En ce qui concerne le coup de feu, je suis convaincu que l’AI a fait feu parce qu’il croyait devoir se protéger contre une agression raisonnablement appréhendée. C’est ce qu’a affirmé l’agent lors de son entrevue avec l’UES. Les circonstances qui prévalaient au moment du tir tendent à étayer cette affirmation. L’AI venait tout juste d’éviter le Jeep qui se dirigeait vers lui et s’est retrouvé coincé dans un petit espace entre la voiture de l’AT no 1 et le côté passager du Jeep. Il a dit qu’il craignait d’être écrasé si le Jeep tournait à droite, une crainte raisonnable étant donné que le plaignant avait roulé quelques instants auparavant en direction de l’agent pour échapper à son arrestation imminente. Tirer sur le conducteur était logique en tant qu’acte de légitime défense, car cela pouvait empêcher ce risque de se matérialiser en neutralisant le conducteur.
Je suis également convaincu que le recours à l’arme à feu par l’agent constituait une force raisonnable dans les circonstances. Si l’AI avait raison de s’inquiéter de sa position précaire, coincé entre deux véhicules – et j’accepte que c’était le cas pour les raisons susmentionnées – on peut alors comprendre pourquoi l’agent a agi de la sorte pour se protéger. Il devait immédiatement empêcher le plaignant de virer délibérément vers lui, et seule une arme à feu possédait la puissance d’arrêt requise. L’AI n’a pas tiré d’autre coup de feu une fois que le Jeep l’a dépassé et qu’il n’était plus en danger.
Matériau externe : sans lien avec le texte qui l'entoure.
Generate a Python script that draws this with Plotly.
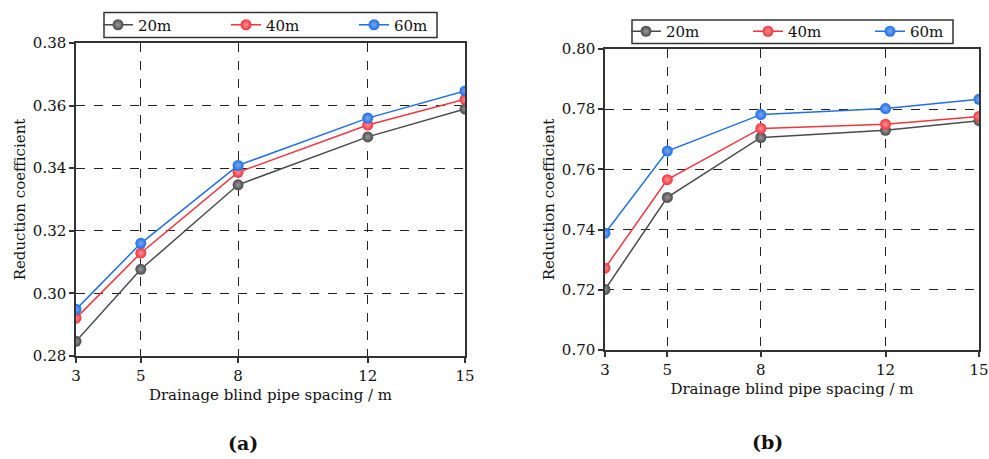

Selon une version des événements, l’AI aurait fait feu sur le Jeep par-derrière quand le véhicule se dirigeait vers l’allée piétonnière. À mon avis, ce n’était pas le cas. Cette version des faits est non seulement contredite par un certain nombre de témoins, dont les récits sont généralement conformes au scénario décrit ci-dessus, mais également par les preuves médicolégales. Le trou de balle trouvé sur le Jeep était dans la vitre de la portière avant, côté passager. Ce trou correspondait également au fait que la balle avait traversé la vitre suivant un angle d’environ 90 degrés. La blessure par balle du plaignant était sur son avant-bras gauche. Et, enfin, il n’y avait aucune trace visible de coup de feu ailleurs sur le Jeep.

Pour les raisons exposées ci-devant, il n’y a aucun motif de porter des accusations criminelles dans cette affaire contre l’AI. Le dossier est clos.

Date : 8 mars 2024

Approuvé par voie électronique par

Joseph Martino
Directeur
Unité des enquêtes spéciales

Notes

  • 1) A moins d’indication contraire, les renseignements contenus dans cette section reflètent les informations reçues par l’UES au moment de la notification et ne reflètent pas nécessairement les conclusions de fait de l’UES à la suite de son enquête. [Retour au texte]
  • 2) Les éléments de preuve suivants contiennent des renseignements personnels délicats qui ne sont pas divulgués conformément au paragraphe 34 (2) de la Loi de 2019 sur l’Unité des enquêtes spéciales. Les parties pertinentes des enregistrements sont résumées ci-après. [Retour au texte]

Note:

La version originale anglaise signée du rapport fait autorité. En cas de divergence entre cette version et les versions anglaise ou française en ligne, la version originale anglaise signée du rapport l’emporte.